Went down and talked to a dealership tech who's worked on one of my trucks before - Ben Ward at Sterling McCall Ford in Houston. Helluva nice guy with lots of knowledge from 23 years of twisting wrenches.
He was puzzled as well about everything I described - each solution he suggested, I told him how the data or whatever suggested it was fine. When I described the sputtering after a long crank, he said it sounded like no fuel. I told him how the bowl fills, and it was running fine before the disassembly, but that I did take the upper fuel bowl/regulator off and wondered whether anything could have fallen out of the line openings when I set it aside. He suggested that maybe something fell in, and was not keeping the spring from functioning properly such that fuel was just bypassing and not getting to the heads. Or, the part that is pushed down by the filter could be cracked.
So, I'm going to take that housing back off and see what I can find. But made me wonder whether once I disconnected a line cranking the engine would make fuel squirt out if it was working properly? Maybe crank with one disconnected. If fuel comes out, replace and crank with the other disconnected.
Or, if fuel comes out, could it still not have enough pressure?
Figure I'll yank the IPR while I'm dirty and check it out too.
You don't have to crank the engine, the fuel pump runs for ~30 seconds at KOEO before cutting off and restarting at KOER. Since the pressure regulator is mechanical fuel pressure is the same with and without the engine running.
It's probably worth tracking down your fuel pressure gauge now, IIRC you have one but the GF hid it from you?

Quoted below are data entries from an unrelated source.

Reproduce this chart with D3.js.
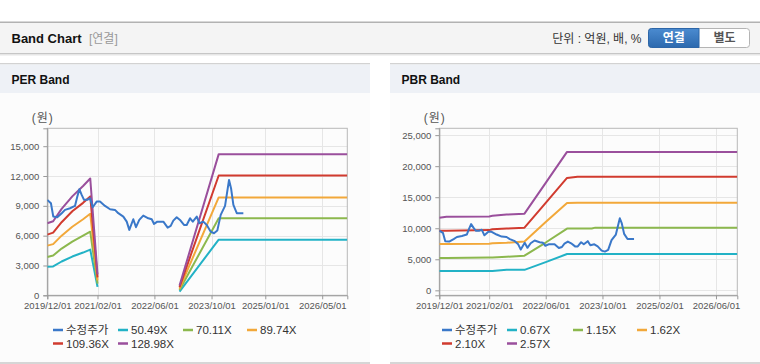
<!DOCTYPE html>
<html><head><meta charset="utf-8">
<script src="https://cdn.jsdelivr.net/npm/d3@7"></script>
<style>
body{margin:0;background:#fff;}
svg{display:block;font-family:"Liberation Sans","Noto Sans CJK KR",sans-serif;}
</style>
</head><body><svg id="c" width="760" height="364"></svg>
<script>
// ---------------- DATA ----------------
const priceDates = ["2019-12-01","2020-01-01","2020-01-21","2020-02-24","2020-04-02","2020-04-30","2020-06-12","2020-07-24","2020-08-13","2020-08-30","2020-09-19","2020-10-09","2020-11-06","2020-11-29","2020-12-22","2021-01-25","2021-02-22","2021-04-06","2021-05-19","2021-06-30","2021-07-28","2021-09-09","2021-10-08","2021-10-30","2021-12-03","2021-12-26","2022-01-23","2022-02-26","2022-04-10","2022-05-09","2022-05-29","2022-06-26","2022-08-16","2022-09-22","2022-10-18","2022-11-09","2022-12-08","2023-01-05","2023-02-08","2023-03-03","2023-04-01","2023-04-24","2023-05-28","2023-06-19","2023-07-23","2023-08-21","2023-09-24","2023-10-22","2023-11-19","2023-12-18","2024-01-24","2024-02-27","2024-03-15","2024-04-04","2024-05-03","2024-06-28"];
const priceValues = [9600,9260,7920,7850,8260,8590,8760,8990,9930,10670,10100,9600,9600,9770,8860,9430,9430,8990,8660,8590,8260,7920,7410,6580,7650,6850,7580,8020,7750,7650,7180,7410,7410,6810,6980,7510,7850,7580,7080,7080,7750,7410,7920,7250,7410,7080,6400,6240,6510,8090,8990,11610,10780,9090,8260,8260];

const perBandDates = ["2019-12-01","2020-01-20","2020-04-01","2020-07-01","2020-10-01","2020-12-01","2021-02-01","2021-03-01","2023-01-01","2023-12-01","2026-12-01"];
const per50 = [2880,2900,3400,3900,4300,4600,850,null,380,5600,5600];
const per70 = [3850,4000,4700,5400,6000,6400,1180,null,530,7750,7750];
const per89 = [5000,5150,6000,6900,7650,8200,1500,null,680,9850,9850];
const per109 = [6100,6300,7350,8450,9300,9950,1800,null,830,12050,12050];
const per128 = [7250,7450,8700,9950,11000,11750,2100,null,980,14200,14200];

const pbrBandDates = ["2019-12-01","2020-02-01","2021-02-01","2021-03-01","2021-07-01","2021-12-01","2022-06-01","2022-12-01","2023-03-01","2023-07-01","2023-08-01","2026-12-01"];
const pbr067 = [3100,3100,3100,3100,3300,3300,4550,5850,5850,5850,5850,5850];
const pbr115 = [5200,5200,5300,5300,5400,5580,7700,9950,9950,9950,10100,10100];
const pbr162 = [7450,7450,7500,7600,7650,7850,11000,14050,14100,14100,14100,14100];
const pbr210 = [9600,9600,9700,9850,9950,10100,14100,18100,18300,18300,18300,18300];
const pbr257 = [11700,11850,11900,12000,12200,12350,17300,22300,22300,22300,22300,22300];

const perLegend = ["수정주가","50.49X","70.11X","89.74X","109.36X","128.98X"];
const pbrLegend = ["수정주가","0.67X","1.15X","1.62X","2.10X","2.57X"];
const perYTicks = [0,3000,6000,9000,12000,15000];
const pbrYTicks = [0,5000,10000,15000,20000,25000];
const perXTicks = ["2019/12/01","2021/02/01","2022/06/01","2023/10/01","2025/01/01","2026/05/01"];
const pbrXTicks = ["2019/12/01","2021/02/01","2022/06/01","2023/10/01","2025/02/01","2026/06/01"];
const colors = ["#3a78c9","#22b2c6","#8cb84e","#f2a83a","#d13b2f","#9a4f9c"];

// ---------------- DRAW ----------------
const svg = d3.select("#c");
const parse = d3.timeParse("%Y-%m-%d");
const parseT = d3.timeParse("%Y/%m/%d");

// header
svg.append("rect").attr("x",0).attr("y",21.5).attr("width",760).attr("height",1.5).attr("fill","#b2b2b2");
svg.append("rect").attr("x",0).attr("y",23).attr("width",760).attr("height",30).attr("fill","#f4f4f4");
svg.append("rect").attr("x",0).attr("y",53).attr("width",760).attr("height",1).attr("fill","#c6c6c6");
svg.append("rect").attr("x",0).attr("y",54).attr("width",760).attr("height",1.5).attr("fill","#e6e6e6");
svg.append("text").attr("x",11.5).attr("y",38.5).attr("dy","0.36em").attr("font-size",13).attr("font-weight","bold").attr("fill","#111").text("Band Chart");
svg.append("text").attr("x",89).attr("y",38.5).attr("dy","0.36em").attr("font-size",12).attr("fill","#999").text("[연결]");
svg.append("text").attr("x",641.5).attr("y",38.5).attr("dy","0.36em").attr("font-size",12).attr("fill","#333").attr("text-anchor","end").text("단위 : 억원, 배, %");

const defs = svg.append("defs");
const g1 = defs.append("linearGradient").attr("id","btn").attr("x1",0).attr("x2",0).attr("y1",0).attr("y2",1);
g1.append("stop").attr("offset","0%").attr("stop-color","#4b8bd0");
g1.append("stop").attr("offset","100%").attr("stop-color","#2c69ae");
svg.append("rect").attr("x",648.5).attr("y",28.5).attr("width",101).attr("height",19).attr("rx",3).attr("fill","#fff").attr("stroke","#b4b4b4");
svg.append("path").attr("d","M699,28.5 H651.5 A3,3 0 0 0 648.5,31.5 V44.5 A3,3 0 0 0 651.5,47.5 H699 Z").attr("fill","url(#btn)").attr("stroke","#2d66a8");
svg.append("text").attr("x",673.7).attr("y",38).attr("dy","0.36em").attr("text-anchor","middle").attr("font-size",12).attr("font-weight","bold").attr("fill","#fff").text("연결");
svg.append("text").attr("x",724.5).attr("y",38).attr("dy","0.36em").attr("text-anchor","middle").attr("font-size",12).attr("font-weight","bold").attr("fill","#555").text("별도");

function panel(x0, title){
  svg.append("rect").attr("x",x0).attr("y",63).attr("width",370).attr("height",1.5).attr("fill","#d2d2d2");
  svg.append("rect").attr("x",x0).attr("y",64.5).attr("width",370).attr("height",28.5).attr("fill","#eef1f6");
  svg.append("rect").attr("x",x0).attr("y",93).attr("width",370).attr("height",269).attr("fill","#fcfcfc");
  svg.append("rect").attr("x",x0).attr("y",362).attr("width",370).attr("height",2).attr("fill","#d6d6d6");
  svg.append("text").attr("x",x0+11.5).attr("y",79.5).attr("dy","0.36em").attr("font-size",12).attr("font-weight","bold").attr("fill","#111").text(title);
}
panel(0,"PER Band");
panel(390,"PBR Band");

function chart(cfg){
  const {left,right,top,bottom,yDomain,yTicks,xTicks,bandDates,bands,legend,legendX} = cfg;
  const x = d3.scaleTime().domain([parse("2019-12-01"), parse("2026-12-01")]).range([left,right]);
  const y = d3.scaleLinear().domain(yDomain).range([bottom,top]);
  const g = svg.append("g");
  // grid
  g.selectAll(".gy").data(yTicks).join("line")
    .attr("x1",left).attr("x2",right).attr("y1",d=>Math.round(y(d))+0.5).attr("y2",d=>Math.round(y(d))+0.5)
    .attr("stroke","#e6e6e6");
  g.selectAll(".gx").data(xTicks.map(parseT)).join("line")
    .attr("x1",d=>Math.round(x(d))+0.5).attr("x2",d=>Math.round(x(d))+0.5).attr("y1",top).attr("y2",bottom)
    .attr("stroke","#e6e6e6");
  // frame
  g.append("rect").attr("x",left).attr("y",top).attr("width",right-left).attr("height",bottom-top)
    .attr("fill","none").attr("stroke","#b8b8b8");
  // axes
  const ya = d3.axisLeft(y).tickValues(yTicks).tickSize(4).tickPadding(4).tickFormat(d3.format(","));
  const ga = g.append("g").attr("transform",`translate(${left},0)`).call(ya);
  ga.select(".domain").attr("stroke","#999");
  ga.selectAll("line").attr("stroke","#999");
  ga.selectAll("text").attr("font-size",9.5).attr("fill","#555").attr("font-family","Liberation Sans, sans-serif");
  const xa = d3.axisBottom(x).tickValues(xTicks.map(parseT)).tickSize(4).tickPadding(3).tickFormat(d3.timeFormat("%Y/%m/%d"));
  const gb = g.append("g").attr("transform",`translate(0,${bottom})`).call(xa);
  gb.select(".domain").attr("stroke","#999");
  gb.selectAll("line").attr("stroke","#999");
  gb.selectAll("text").attr("font-size",9.5).attr("fill","#555").attr("font-family","Liberation Sans, sans-serif");
  g.append("text").attr("x",left-15.5).attr("y",118).attr("dy","0.36em").attr("font-size",12).attr("letter-spacing",1).attr("fill","#555").text("(원)");

  const clipId = "clip"+Math.round(left);
  defs.append("clipPath").attr("id",clipId).append("rect").attr("x",left).attr("y",top).attr("width",right-left).attr("height",bottom-top);
  const pg = g.append("g").attr("clip-path",`url(#${clipId})`);
  const bd = bandDates.map(parse);
  bands.forEach((vals,i)=>{
    const line = d3.line().defined((d,j)=>vals[j]!=null).x((d,j)=>x(bd[j])).y((d,j)=>y(vals[j]));
    pg.append("path").attr("d",line(vals)).attr("fill","none").attr("stroke",colors[i+1]).attr("stroke-width",2).attr("stroke-linejoin","round");
  });
  const pd = priceDates.map(parse);
  const pline = d3.line().x((d,j)=>x(pd[j])).y((d,j)=>y(priceValues[j]));
  pg.append("path").attr("d",pline(priceValues)).attr("fill","none").attr("stroke",colors[0]).attr("stroke-width",2).attr("stroke-linejoin","round");

  // legend
  const lg = g.append("g");
  legend.forEach((t,i)=>{
    const row = i<4?0:1, col = i<4?i:i-4;
    const lx = legendX[col], ly = row===0?330:343.5;
    lg.append("line").attr("x1",lx).attr("x2",lx+10).attr("y1",ly).attr("y2",ly).attr("stroke",colors[i]).attr("stroke-width",2.5);
    lg.append("text").attr("x",lx+13).attr("y",ly).attr("dy","0.36em").attr("font-size",11.5).attr("fill","#333").text(t);
  });
}

chart({left:47.3,right:347.3,top:128.3,bottom:295.3,yDomain:[0,16800],yTicks:perYTicks,xTicks:perXTicks,
  bandDates:perBandDates,bands:[per50,per70,per89,per109,per128],legend:perLegend,legendX:[53,118,183,247]});
chart({left:439.3,right:737.3,top:128.3,bottom:295.3,yDomain:[-800,26100],yTicks:pbrYTicks,xTicks:pbrXTicks,
  bandDates:pbrBandDates,bands:[pbr067,pbr115,pbr162,pbr210,pbr257],legend:pbrLegend,legendX:[442,507,573,637]});
</script></body></html>
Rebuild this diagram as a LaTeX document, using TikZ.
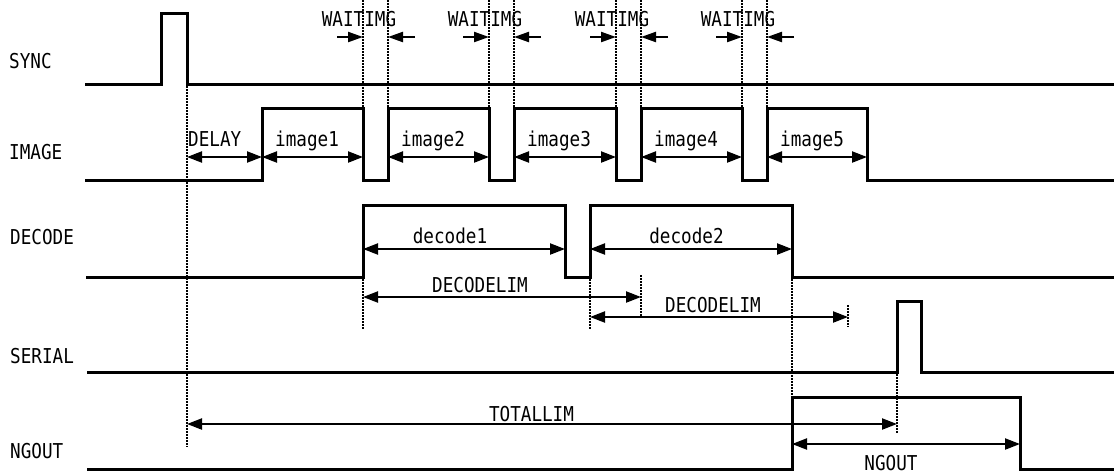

Yeah, I don't know where it is because the GF packed the garage with mountains of stuff she took out of the house. Almost worth just going and buying another cheap gauge, but now I forget where I found the fittings. Think I had to order them online.
So, if I take a line off and just KO, I should see fuel come out of the bowl, but that won't mean it has enough pressure to start? He described it as bypassing something, which sounded like it never made it to the fuel lines?
Took each line off, one at a time, KOed for one second. and fuel all over the rag I stuffed in front of the open line for each one. What's the possibility the fuel is lost between the regulator and injector? I'm thinking slim.
Haven't taken the IPR out - not as easy as I recalled after the exhaust is all back in place. But, again, the data is fine. I just think I'd be wasting my time.